Stay Gold starts off with “My Silver Lining.” This song is about finding the good in every situation. The sisters really show off their range in this song and is a good start to the album. This is followed by “Master Pretender,” the most explicit song on the album. I reason I say most explicit is because of the following line towards the latter part of the song: “I always thought you’d be here/But shit gets fucked up/And people just disappear.” It’s a haunting and jarring line. The melody of this song gives it a carefree feel, which is perfect because the song is about exploring and relationships.

The album’s title track, “Stay Gold,” is about wishing things would stay good, but it continues to fail and falter. The mood of the song is hopeful and determined in the face of bad recent happenings and striving to “stay gold.” It’s really one of the more underrated tracks on the album in terms of depth. “Cedar Lane” is one of the softer tracks on Stay Gold. It’s a song about reflecting on past love and hoping that love returns again. “Cedar Lane” is deepest song on the album and what really makes it one of the standouts is how the little things all come together. Everything is cohesive and paints a picture in the listener’s head, while also evoking that same emotion from them.

“Shattered & Hollow” has a similar theme to “Cedar Lane,” which is a reflection of a past relationship.
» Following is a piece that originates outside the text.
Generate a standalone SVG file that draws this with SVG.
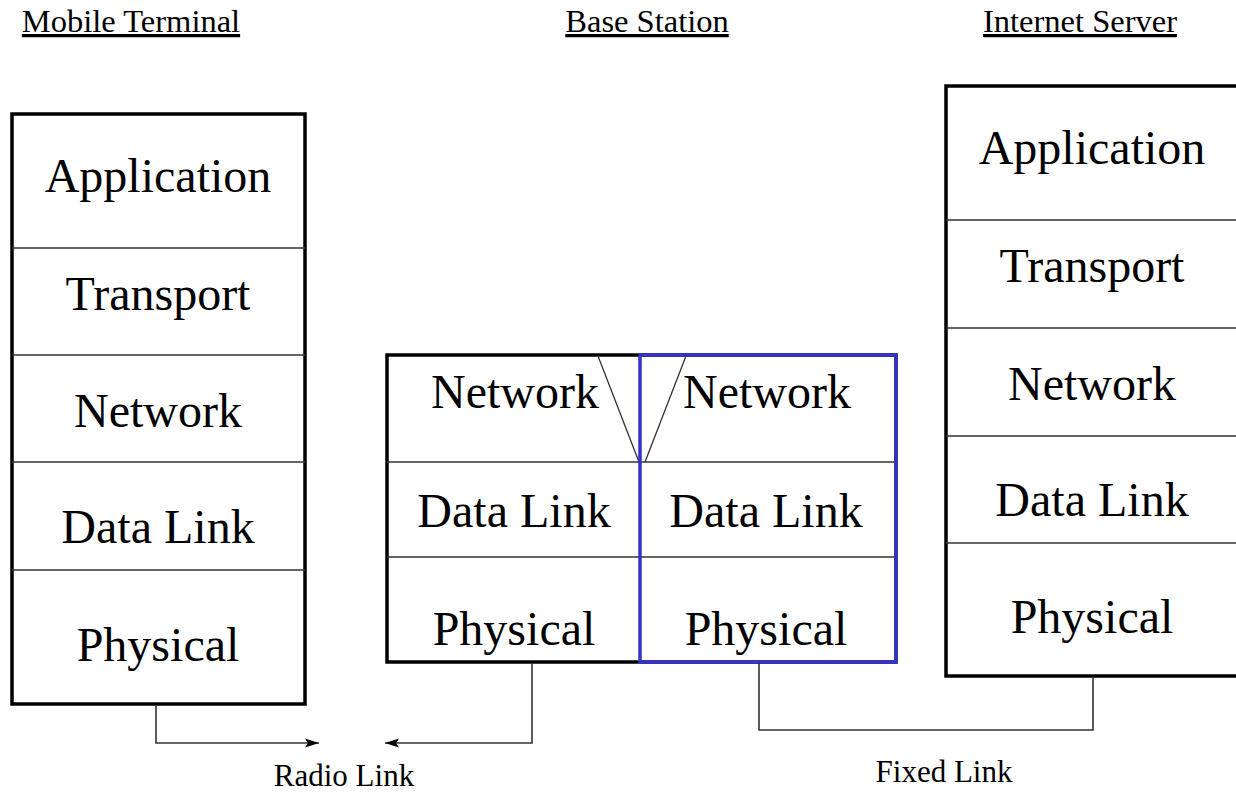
<svg xmlns="http://www.w3.org/2000/svg" width="1236" height="796" viewBox="0 0 1236 796">
<style>
.lbl{font-family:"Liberation Serif","Times New Roman",serif;font-size:48px;fill:#000;text-anchor:middle}
.hdr{font-family:"Liberation Serif","Times New Roman",serif;font-size:32.5px;fill:#000;text-anchor:middle;text-decoration:underline}
.cap{font-family:"Liberation Serif","Times New Roman",serif;font-size:31px;fill:#000;text-anchor:middle}
.box{fill:#fff;stroke:#000;stroke-width:3.5}
.blue{fill:none;stroke:#3333cc;stroke-width:3.5}
.div{stroke:#333;stroke-width:1.3;fill:none}
.con{stroke:#333;stroke-width:1.6;fill:none}
</style>
<defs>
<marker id="ah" viewBox="0 0 14 10" refX="14" refY="5" markerWidth="14" markerHeight="10" markerUnits="userSpaceOnUse" orient="auto">
<path d="M0,0.5 L14,5 L0,9.5 L3,5 Z" fill="#000"/>
</marker>
</defs>
<rect width="1236" height="796" fill="#fff"/>
<g id="headers">
<text class="hdr" x="131" y="32">Mobile Terminal</text>
<text class="hdr" x="647" y="32">Base Station</text>
<text class="hdr" x="1080" y="32">Internet Server</text>
</g>
<g id="mobile-terminal">
<rect class="box" x="12" y="114" width="293" height="590"/>
<path class="div" d="M12,248H305M12,355H305M12,462H305M12,570H305"/>
<text class="lbl" x="158" y="192">Application</text>
<text class="lbl" x="158" y="310">Transport</text>
<text class="lbl" x="158" y="427">Network</text>
<text class="lbl" x="158" y="543">Data Link</text>
<text class="lbl" x="158" y="661">Physical</text>
</g>
<g id="base-station">
<rect class="box" x="387" y="355" width="509" height="307"/>
<path class="div" d="M387,462H896M387,557H896"/>
<path class="div" d="M598,356L639,462M686,356L645,462"/>
<rect class="blue" x="640" y="355" width="256" height="307"/>
<text class="lbl" x="515" y="408">Network</text>
<text class="lbl" x="767" y="408">Network</text>
<text class="lbl" x="514" y="527">Data Link</text>
<text class="lbl" x="766" y="527">Data Link</text>
<text class="lbl" x="514" y="645">Physical</text>
<text class="lbl" x="766" y="645">Physical</text>
</g>
<g id="internet-server">
<rect class="box" x="946" y="86" width="300" height="590"/>
<path class="div" d="M946,220H1236M946,328H1236M946,436H1236M946,543H1236"/>
<text class="lbl" x="1092" y="164">Application</text>
<text class="lbl" x="1092" y="282">Transport</text>
<text class="lbl" x="1092" y="400">Network</text>
<text class="lbl" x="1092" y="516">Data Link</text>
<text class="lbl" x="1092" y="633">Physical</text>
</g>
<g id="connectors">
<path class="con" d="M156,705V743H319" marker-end="url(#ah)"/>
<path class="con" d="M532,663V743H385" marker-end="url(#ah)"/>
<path class="con" d="M759,663V730H1093V677"/>
<text class="cap" x="344" y="786">Radio Link</text>
<text class="cap" x="944" y="782">Fixed Link</text>
</g>
</svg>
It’s also a song about striving for more in life and trying to escape a feeling of emptiness. The emotions of this song are complex because the lines are about hopefulness, but the theme is about the hope being a part of the past and being gone now. “The Bell” is a complex song in terms of what its about. To me, I interpret it as it being about a person running away from a marriage (the line about running from the bell) and not wanting to return home. Instead they choose to travel, while reflecting on the choice. I really enjoy the harmonies at the end of this song.

This is followed by “Waitress Song,” is about exploring different experiences and journeys in life. The melody of this song is whimsical and light-hearted, really giving the song the perfect emotion of wandering. It’s really about finding yourself. “Fleeting One” is about a woman’s relationship slowly ending and falling out of love with her man. The woman slowly breaks out of the relationship and looks for her true love. The sisters really showcase their high vocal range well in this song.

The penultimate track on the album is definitely my favorite track on the album. “Heaven Knows” is an upbeat and fast song about a person seeing their partner slowly lose their identity and becoming a lie. They know they’re a liar and this has caused them to stop trying. They know their partner is better than what they have become. But then the person contemplates what happens if the relationship ends. This is indicated when the shrillest line on the album is uttered by the sisters: “What’ll we do if it comes down to it/If it all goes, straight to hell!” Really adds a punch to this song. Stay Gold concludes with “A Long Time Ago,” which is a reflective heartbreak song. The person in the song realizes they were never good enough for the other person and how they were never the right fit for them. A soft ballad that closes out a dynamic album.

I know this doesn’t squarely fall under country (it’s categorized as “alternative” on iTunes). It doesn’t fall under any one genre, but rather many. You hear elements from country, alternate country, folk, pop and Americana. It really reminds me of The Mavericks’ In Time album from last year, in that both do a great job of combining so many different elements and mixing them together to create such interesting and innovative music. Some traditionalists won’t like this album and that’s fine. I know First Aid Kit may not be for everybody. But if you’re somebody who can put on blinders when it comes to genre and just appreciate great music, then you should like this album.

Stay Gold is definitely more than good enough for me (and country enough). It’s one of the best albums of the year in all genres. This is the one of the top contenders for Country Perspective’s Album of the Year.